Child Support Lawyer in Texas

Child support orders can create a lot of problems for both parents. Many problems arise from not considering the long term impact of the order and not acting quickly to ensure compliance. Minor problems easily become major problems. Untangling and resolving these problems under Texas family law is not always as easy. This is a good reason to work with a contested divorce lawyer in Fort Worth from the beginning and contact that attorney as soon as problems arise. Catching potential problems up front or dealing with problems when they first arise can often reduce the cost of child support problems over the long term.

Calculating child support under the Texas Family Code

Under the Texas Family Code, the court will look at the gross monthly income of the parent to pay child support and deduct certain expenses to determine the parent’s net income. The sources of income and expenses deducted are defined in the Family Code. The parent will pay a portion of his or her net income based upon how many children the parent is supporting.

  • One child: 20% of net income
  • Two children: 25% of net income
  • Three children: 30% of net income
  • Four children: 35% of net income
  • Five children or more: 40% of net income

If the parent has children other than those covered by this child support obligation the percentages reduce slightly.

The court can adjust the amount of support based on other factors, such as the intentional underemployment of the parent to avoid the obligation, the special needs of the child, reasonable special expenses (such as education). The guideline amount is considered the minimum amount that the parent could pay from his or her income to provide for the basic needs of the child so the court will not increase the amount of support merely because the parent with primary conservatorship has a higher standard of living or would like to spend more money on the children.

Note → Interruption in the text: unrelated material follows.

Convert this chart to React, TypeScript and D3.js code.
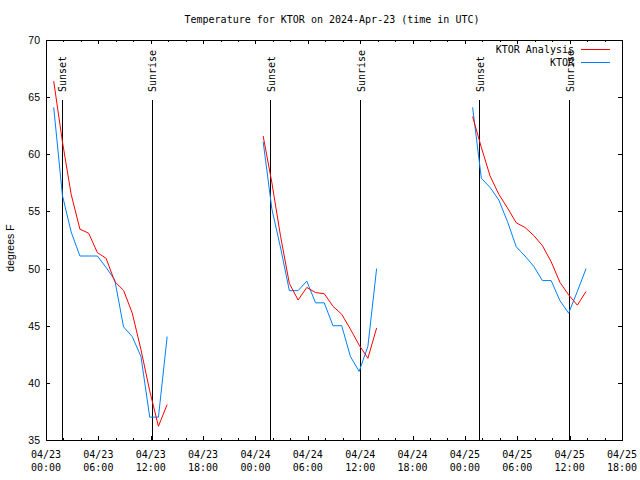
import React from 'react';
import * as d3 from 'd3';

// ---------- data ----------
const segmentDays = ['2024-04-23', '2024-04-24', '2024-04-25'];
const obsClock = ['00:53', '01:53', '02:53', '03:53', '04:53', '05:53', '06:53', '07:53', '08:53', '09:53', '10:53', '11:53', '12:53', '13:53'];

const analysisDay1 = [66.4, 61.1, 56.5, 53.45, 53.1, 51.4, 50.9, 48.85, 48.1, 46.1, 42.9, 39.3, 36.2, 38.1];
const analysisDay2 = [61.6, 57.5, 52.8, 48.7, 47.25, 48.35, 47.9, 47.8, 46.7, 46.0, 44.7, 43.3, 42.15, 44.8];
const analysisDay3 = [63.3, 60.6, 58.1, 56.5, 55.3, 54.0, 53.6, 52.9, 52.0, 50.6, 48.8, 47.7, 46.8, 48.0];

const obsDay1 = [64.1, 56.4, 53.2, 51.1, 51.1, 51.1, 50.1, 49.0, 44.9, 44.05, 42.3, 37.0, 37.0, 44.05];
const obsDay2 = [61.1, 55.2, 51.8, 48.07, 48.07, 48.9, 47.0, 47.0, 45.0, 45.0, 42.3, 41.0, 43.2, 50.0];
const obsDay3 = [64.1, 57.9, 57.1, 56.0, 54.1, 51.9, 51.1, 50.2, 48.95, 48.95, 47.2, 46.1, 48.0, 50.0];

const sunsetTimes = ['2024-04-23 01:48', '2024-04-24 01:43', '2024-04-25 01:37'];
const sunriseTimes = ['2024-04-23 12:06', '2024-04-24 12:00', '2024-04-25 11:56'];

const yTicks = [35, 40, 45, 50, 55, 60, 65, 70];
const seriesNames = ['KTOR Analysis', 'KTOR'];
const seriesColors = ['#ff0000', '#0080ff'];

const title = 'Temperature for KTOR on 2024-Apr-23 (time in UTC)';
const yLabel = 'degrees F';

// ---------- helpers ----------
const parse = d3.utcParse('%Y-%m-%d %H:%M');
const toSeg = (day: string, vals: number[]) =>
  vals.map((v, i) => [parse(`${day} ${obsClock[i]}`) as Date, v] as [Date, number]);

const analysisSegs = [analysisDay1, analysisDay2, analysisDay3].map((v, i) => toSeg(segmentDays[i], v));
const obsSegs = [obsDay1, obsDay2, obsDay3].map((v, i) => toSeg(segmentDays[i], v));

const L = 46, R = 622, T = 40, B = 440;
const mono = '"DejaVu Sans Mono", "Liberation Mono", monospace';
const sans = '"Liberation Sans", Arial, sans-serif';

export default function App() {
  const x = d3.scaleUtc()
    .domain([new Date(Date.UTC(2024, 3, 23, 0)), new Date(Date.UTC(2024, 3, 25, 18))])
    .range([L, R]);
  const y = d3.scaleLinear().domain([35, 70]).range([B, T]);

  const majorX = x.ticks(d3.utcHour.every(6) as any);
  const minorX = x.ticks(d3.utcHour.every(2) as any).filter(d => d.getUTCHours() % 6 !== 0);

  const line = d3.line<[Date, number]>().x(d => x(d[0])).y(d => y(d[1]));

  const fmtDate = d3.utcFormat('%m/%d');
  const fmtTime = d3.utcFormat('%H:%M');

  const px = (v: number) => Math.round(v) + 0.5;

  return (
    <svg width={640} height={480} style={{ position: 'absolute', left: 0, top: 0, background: '#fff' }}>
      <rect x={0} y={0} width={640} height={480} fill="#fff" />

      {/* ticks */}
      <g stroke="#000" strokeWidth={1} shapeRendering="crispEdges">
        {majorX.map((d, i) => (
          <g key={'mx' + i}>
            <line x1={px(x(d))} x2={px(x(d))} y1={B} y2={B - 4} />
            <line x1={px(x(d))} x2={px(x(d))} y1={T} y2={T + 4} />
          </g>
        ))}
        {minorX.map((d, i) => (
          <g key={'nx' + i}>
            <line x1={px(x(d))} x2={px(x(d))} y1={B} y2={B - 2} />
            <line x1={px(x(d))} x2={px(x(d))} y1={T} y2={T + 2} />
          </g>
        ))}
        {yTicks.map((t, i) => (
          <g key={'yt' + i}>
            <line x1={L} x2={L + 4} y1={px(y(t))} y2={px(y(t))} />
            <line x1={R} x2={R - 4} y1={px(y(t))} y2={px(y(t))} />
          </g>
        ))}
      </g>

      {/* sun event lines */}
      <g stroke="#000" strokeWidth={1} shapeRendering="crispEdges">
        {[...sunsetTimes, ...sunriseTimes].map((s, i) => {
          const xx = px(x(parse(s) as Date));
          return <line key={'sl' + i} x1={xx} x2={xx} y1={100} y2={B} />;
        })}
      </g>
      <g fontFamily={mono} fontSize={10} fill="#000">
        {sunsetTimes.map((s, i) => {
          const xx = x(parse(s) as Date);
          return (
            <text key={'ss' + i} transform={`translate(${xx + 4.5},92) rotate(-90)`} textAnchor="start">Sunset</text>
          );
        })}
        {sunriseTimes.map((s, i) => {
          const xx = x(parse(s) as Date);
          return (
            <text key={'sr' + i} transform={`translate(${xx + 4.5},92) rotate(-90)`} textAnchor="start">Sunrise</text>
          );
        })}
      </g>

      {/* data lines */}
      <g fill="none" strokeWidth={1}>
        {obsSegs.map((seg, i) => (
          <path key={'o' + i} d={line(seg) || ''} stroke={seriesColors[1]} />
        ))}
        {analysisSegs.map((seg, i) => (
          <path key={'a' + i} d={line(seg) || ''} stroke={seriesColors[0]} />
        ))}
      </g>

      {/* border */}
      <rect x={L + 0.5} y={T + 0.5} width={R - L} height={B - T} fill="none" stroke="#000" strokeWidth={1} shapeRendering="crispEdges" />

      {/* x tick labels */}
      <g fontFamily={mono} fontSize={10} fill="#000" textAnchor="middle">
        {majorX.map((d, i) => (
          <g key={'xl' + i}>
            <text x={x(d)} y={458}>{fmtDate(d)}</text>
            <text x={x(d)} y={471}>{fmtTime(d)}</text>
          </g>
        ))}
      </g>

      {/* y tick labels */}
      <g fontFamily={sans} fontSize={10.5} fill="#000" textAnchor="end">
        {yTicks.map((t, i) => (
          <text key={'yl' + i} x={40} y={y(t) + 4}>{t}</text>
        ))}
      </g>

      {/* axis label */}
      <text transform="translate(14,248) rotate(-90)" textAnchor="middle" fontFamily={sans} fontSize={10.5} fill="#000">{yLabel}</text>

      {/* title */}
      <text x={332} y={23} textAnchor="middle" fontFamily={mono} fontSize={10} fill="#000">{title}</text>

      {/* legend */}
      <g fontFamily={mono} fontSize={10} fill="#000">
        {seriesNames.map((n, i) => (
          <g key={'lg' + i}>
            <text x={574} y={52.5 + i * 13} textAnchor="end">{n}</text>
            <line x1={581} x2={610} y1={49.5 + i * 13} y2={49.5 + i * 13} stroke={seriesColors[i]} strokeWidth={1} shapeRendering="crispEdges" />
          </g>
        ))}
      </g>
    </svg>
  );
}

Typically judges scrutinize application of reducing factors more closely than applying the guideline calculation. Failing to properly present evidence and argument of factors adjusting child support can have serious financial consequences.

Child support enforcement in Fort Worth and Dallas, Texas

Child support is a court-ordered obligation. It carries the enforcement powers of the court, including ordering employers and financial institutions to release funds or garnish wages to satisfy child support, criminal sanctions for failure to pay and the ability to carry the obligation to other states for judicial enforcement in other parts of the country. Although the most common method of enforcement is to garnish wages it is not always the most effective way to make sure the parent is providing the required support to your children. Visit this page to learn more about child support enforcement services.

Child support modification in Dallas and Fort Worth, Texas

Family courts in Dallas and Tarrant County have the power to modify the amount based upon changed conditions. Orders are commonly modified when the obligated parent has a change in employment that results in an increase or decrease in income that would justify changing the amount of support paid each month. Other changes in life conditions of the obligated parent can justify increasing or decreasing support. Either parent can request the family court modify child support.

Visitation and child support in Texas

Child support is generally ordered at the same time a family court establishes visitation or conservatorship orders, whether that occurs during a divorce, a paternity suit, or a separate suit affecting the parent-child relationship (SAPCR). However, payment of child support is not tied to visitation rights. Even if the obligated parent fails to pay child support, he or she keeps the same visitation rights. The custodial parent cannot deny visitation because you are behind on child support.

Child Support and Child Health Care in Dallas and Fort Worth

In addition to the standard obligation, the court will also require that the child’s health care is provided. This often means the parent without primary custody will have to furnish health insurance. For expenses above and beyond what insurance covers, the parents typically split the additional costs. The family court can chose to assign responsibility for these additional expenses in a different manner.